I have an RIA 1911 and there were/are many disturbing things inside. I cleaned it up a lot, and replaced a few parts that were unserviceable as it came from the factory. My recoil spring was OK (not great, but OK), but maybe yours was kinked or had a weird bend or something. I can very well believe that you 'smith took one look and tossed it in the trash. After all, a spring is a throw-away and replace item. If it is no good, it cannot really be made to become good again.

I honestly believe that in the future you may laugh at this when you look back and wonder why you thought this was at all significant.

highorder
February 23, 2012, 11:55 AM
He might have racked the slide and thought it was just fine as-is. Didn't do a thing to it and handed it back to you with the bill. That's why there is no old spring to give you.

That was my first thought.

Which new spring did you want? a different weight? Why?
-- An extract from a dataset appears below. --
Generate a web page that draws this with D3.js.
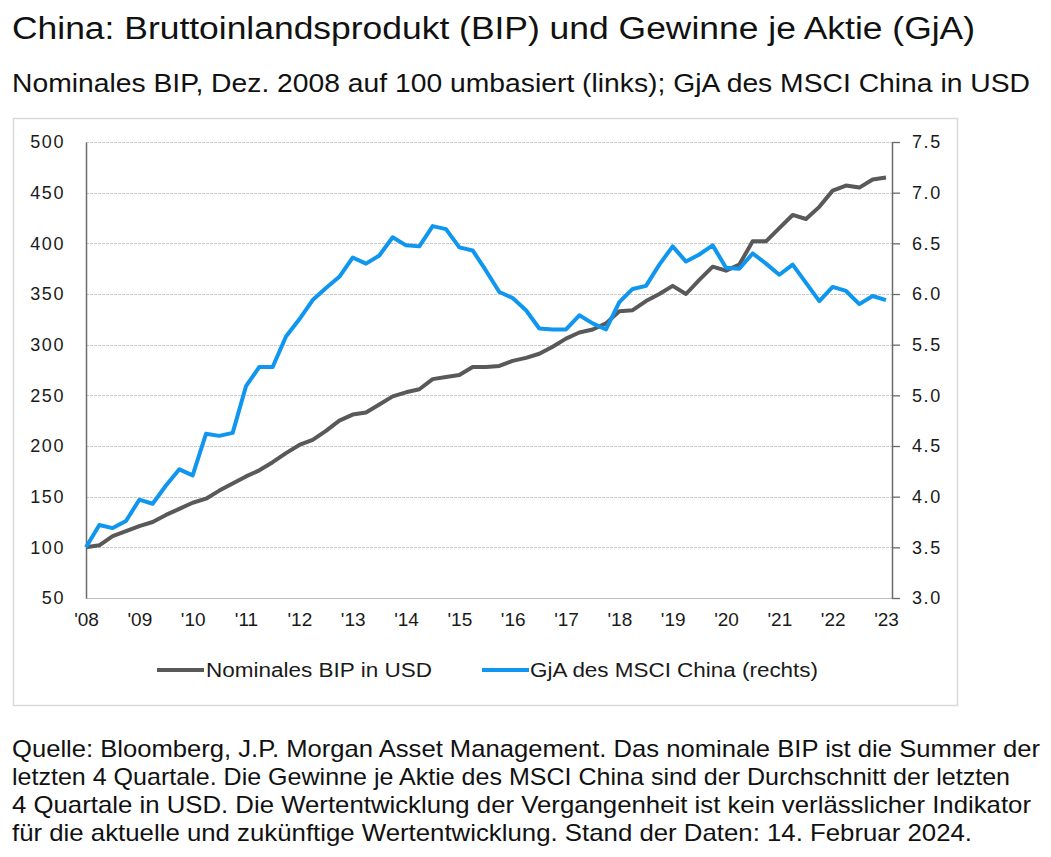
<!DOCTYPE html>
<html>
<head>
<meta charset="utf-8">
<script src="https://cdn.jsdelivr.net/npm/d3@7"></script>
<style>
  html, body { margin: 0; padding: 0; background: #fff; }
  svg { display: block; }
</style>
</head>
<body>
<svg id="chart" width="1051" height="857"></svg>
<script>
// ---- Data (quarterly, Q4 2008 .. Q4 2023) ----
const yearLabels = ["'08","'09","'10","'11","'12","'13","'14","'15","'16","'17","'18","'19","'20","'21","'22","'23"];
const gdp = [100,102,111,116,121,125,132,138,144,148,156,163,170,176,184,193,201,206,215,225,231,233,241,249,253,256,266,268,270,278,278,279,284,287,291,298,306,312,315,321,333,334,343,350,358,350,364,377,373,379,402,402,415,428,424,436,452,457,455,463,465];
const eps = [3.50,3.72,3.69,3.76,3.97,3.93,4.11,4.27,4.21,4.62,4.60,4.63,5.09,5.28,5.28,5.58,5.75,5.94,6.06,6.17,6.36,6.30,6.38,6.56,6.48,6.47,6.67,6.64,6.46,6.43,6.23,6.02,5.96,5.84,5.66,5.65,5.65,5.79,5.71,5.65,5.92,6.05,6.08,6.29,6.47,6.32,6.39,6.48,6.26,6.25,6.40,6.30,6.19,6.29,6.11,5.93,6.07,6.03,5.90,5.98,5.94];
const leftTicks = [50,100,150,200,250,300,350,400,450,500];
const rightTicks = [3.0,3.5,4.0,4.5,5.0,5.5,6.0,6.5,7.0,7.5];
const seriesNames = ["Nominales BIP in USD", "GjA des MSCI China (rechts)"];
const titleText = "China: Bruttoinlandsprodukt (BIP) und Gewinne je Aktie (GjA)";
const subtitleText = "Nominales BIP, Dez. 2008 auf 100 umbasiert (links); GjA des MSCI China in USD";
const footLines = [
  "Quelle: Bloomberg, J.P. Morgan Asset Management. Das nominale BIP ist die Summer der",
  "letzten 4 Quartale. Die Gewinne je Aktie des MSCI China sind der Durchschnitt der letzten",
  "4 Quartale in USD. Die Wertentwicklung der Vergangenheit ist kein verlässlicher Indikator",
  "für die aktuelle und zukünftige Wertentwicklung. Stand der Daten: 14. Februar 2024."
];

// ---- Layout ----
const svg = d3.select("#chart");
const colGDP = "#595959", colEPS = "#0f96ef";
const plotL = 86, plotR = 892, plotT = 142, plotB = 598;
const textFont = "'Liberation Sans', Arial, sans-serif";

const x = d3.scaleLinear().domain([0, 60]).range([86, 886]);
const yL = d3.scaleLinear().domain([50, 500]).range([plotB, plotT]);
const yR = d3.scaleLinear().domain([3, 7.5]).range([plotB, plotT]);

// Title / subtitle
svg.append("text").attr("x", 12).attr("y", 39)
  .attr("font-family", textFont).attr("font-size", 31).attr("fill", "#111")
  .attr("textLength", 963).attr("lengthAdjust", "spacingAndGlyphs")
  .text(titleText);
svg.append("text").attr("x", 12).attr("y", 92)
  .attr("font-family", textFont).attr("font-size", 25).attr("fill", "#111")
  .attr("textLength", 1018).attr("lengthAdjust", "spacingAndGlyphs")
  .text(subtitleText);

// Chart border
svg.append("rect").attr("x", 13.5).attr("y", 118.5).attr("width", 944).attr("height", 587)
  .attr("fill", "none").attr("stroke", "#d9d9d9").attr("stroke-width", 1.5);

// Gridlines
svg.append("g").selectAll("line").data(leftTicks.filter(d => d > 50)).join("line")
  .attr("x1", plotL).attr("x2", plotR)
  .attr("y1", d => Math.round(yL(d)) + 0.5).attr("y2", d => Math.round(yL(d)) + 0.5)
  .attr("stroke", "#c8c8c8").attr("stroke-width", 1).attr("stroke-dasharray", "3,1");

// Bottom line
svg.append("line").attr("x1", plotL).attr("x2", plotR).attr("y1", plotB + 0.5).attr("y2", plotB + 0.5)
  .attr("stroke", "#bdbdbd").attr("stroke-width", 1.2);

// Left axis
const gL = svg.append("g").attr("transform", `translate(${plotL},0)`)
  .call(d3.axisLeft(yL).tickValues(leftTicks).tickSize(0).tickPadding(21).tickSizeOuter(0));
gL.select(".domain").attr("stroke", "#6b6b6b").attr("stroke-width", 1.5);
gL.selectAll("text").attr("font-family", "'Liberation Sans', Arial, sans-serif").attr("font-size", 18)
  .attr("letter-spacing", 1.6).attr("fill", "#1a1a1a");

// Right axis
const gR = svg.append("g").attr("transform", `translate(${plotR},0)`)
  .call(d3.axisRight(yR).tickValues(rightTicks).tickFormat(d3.format(".1f")).tickSize(8).tickPadding(12).tickSizeOuter(0));
gR.select(".domain").attr("stroke", "#6b6b6b").attr("stroke-width", 1.5);
gR.selectAll(".tick line").attr("stroke", "#6b6b6b").attr("stroke-width", 1.3);
gR.selectAll("text").attr("font-family", "'Liberation Sans', Arial, sans-serif").attr("font-size", 18)
  .attr("letter-spacing", 1.6).attr("fill", "#1a1a1a");

// X axis labels
const gX = svg.append("g").attr("transform", `translate(0,${plotB})`)
  .call(d3.axisBottom(x).tickValues(d3.range(0, 61, 4)).tickFormat((d, i) => yearLabels[i]).tickSize(0).tickPadding(15));
gX.select(".domain").remove();
gX.selectAll("text").attr("font-family", "'Liberation Sans Narrow', 'Liberation Sans', Arial, sans-serif").attr("font-size", 19).attr("fill", "#1a1a1a");

// Lines
const lineL = d3.line().x((d, i) => x(i)).y(d => yL(d));
const lineR = d3.line().x((d, i) => x(i)).y(d => yR(d));
svg.append("path").datum(gdp).attr("d", lineL).attr("fill", "none")
  .attr("stroke", colGDP).attr("stroke-width", 4).attr("stroke-linejoin", "round");
svg.append("path").datum(eps).attr("d", lineR).attr("fill", "none")
  .attr("stroke", colEPS).attr("stroke-width", 4).attr("stroke-linejoin", "round");

// Legend
const legend = [
  {name: seriesNames[0], color: colGDP, x0: 157, tx: 206, w: 226},
  {name: seriesNames[1], color: colEPS, x0: 482, tx: 530, w: 288}
];
const lg = svg.append("g");
legend.forEach(l => {
  lg.append("line").attr("x1", l.x0).attr("x2", l.x0 + 47).attr("y1", 670).attr("y2", 670)
    .attr("stroke", l.color).attr("stroke-width", 4);
  lg.append("text").attr("x", l.tx).attr("y", 677)
    .attr("font-family", "'Liberation Sans Narrow', 'Liberation Sans', Arial, sans-serif")
    .attr("font-size", 20).attr("fill", "#1a1a1a")
    .attr("textLength", l.w).attr("lengthAdjust", "spacingAndGlyphs")
    .text(l.name);
});

// Footnote
const footW = [1028, 998, 1019, 960];
svg.append("g").selectAll("text").data(footLines).join("text")
  .attr("x", 12).attr("y", (d, i) => 757 + i * 28)
  .attr("font-family", textFont).attr("font-size", 24).attr("fill", "#111")
  .attr("textLength", (d, i) => footW[i]).attr("lengthAdjust", "spacingAndGlyphs")
  .text(d => d);
</script>
</body>
</html>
I think he either lost your OEM or never replaced it.
What did he charge you for this 90 second job?...

mjsdwash
February 23, 2012, 09:25 PM
Ria recoil springs are lowest bidder items, your better off without it, even so, read your owners manual, it covers things like this (recoil spring is completely removed for cleaning, as is firing pin, and nearly everything inside)

simmonsguns
February 24, 2012, 04:05 PM
If you don't give the customer there old parts back, what you end up with after 60 years in the same building is boxes and boxes of broken rusty crap. i return old parts, good or broken because it's taken me 3 years of going through all thoes old boxes from all thoes old gunsmiths.

45_auto
February 24, 2012, 06:29 PM
The recoil spring is a $2 consumable item. Kind of like asking for your old oil and filter back when you get the oil in your car changed. I never keep used springs around, it's just asking for them to get mixed up with the good stuff. The gunsmith probably tossed it without a second thought.